When comparing existing home sales and new home sales announced for the same month, remember that these figures may be representing data during different months.
Counting of New and Existing Home Sales
Monthly data on new home sales are collected and announced by the U.S. Census Bureau while existing home sales are collated and announced by the National Association of Realtors. The bureau counts new home sales at the signing of the sales contract and receipt of the deposit while the NAR counts existing home sales at the closing of the sales contract.
Given the timing of the counting of new homes sold, which is at the contract signing, the census data for new home sales therefore includes homes which are not yet started, undergoing construction, or already finished. According to the bureau, for most months, typically 75 percent of new homes sold and counted are still to be started or undergoing construction while the rest are already completed.
Existing home sales, on the other hand, which are counted at the point of closing, refer to sales contracts that may have been signed one or two months prior to closing, as mortgage paperwork typically takes 30 to 60 days to close.
With these differences, based on sales contracts, the data for new home sales leads the data for existing home sales by one month or two months. For example, an existing home sale counted for October may have been signed in August or September.
New and Existing Home Sales in October
In October, both sales of new homes and existing homes dropped, affirming the general feeling that the housing market is still struggling. Based on figures released by the bureau together with the Housing and Urban Development Department, sales of new single-family homes dropped by 8.12 percent from an annual rate of 308,000 units in September to 283,000 units in October. Sales also dropped by 28.5 percent compared to sales in October last year, which reached 396,000 units. These sales figures represent numbers that have been seasonally adjusted.
Similarly, sales of existing homes decreased in October.

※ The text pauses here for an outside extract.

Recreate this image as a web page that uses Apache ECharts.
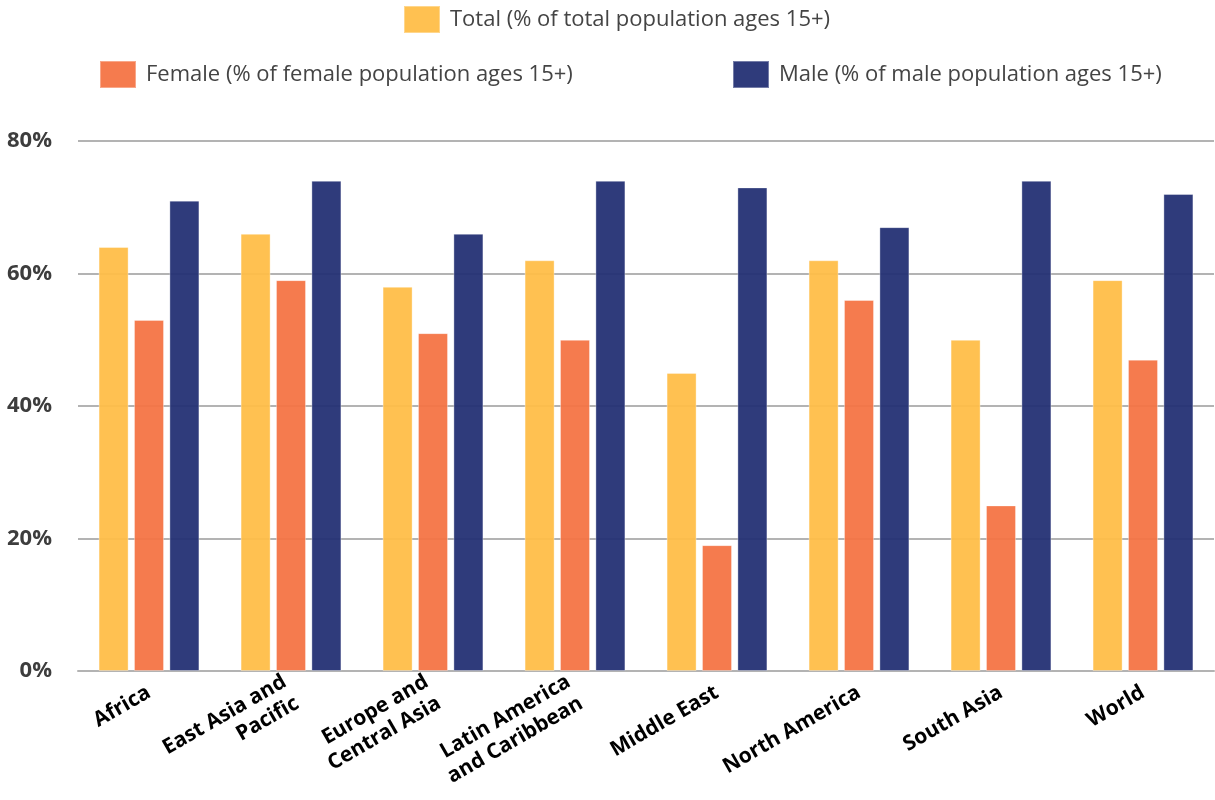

According to NAR, the adjusted annual rate of sales in October was 4.43 million units, down by 2.2 percent from the September annual sales of 4.53 million and down by 25.9 percent from 5.98 million in October last year.
The average sales price for new homes sold to buyers in October was $248,200, and the median price was $194,900. The seasonally adjusted price was $202,000. As expected, the median price for all types of existing homes sold in October dropped to $170,500, but the pace of decrease slowed as the rate of decrease was only 0.9 percent.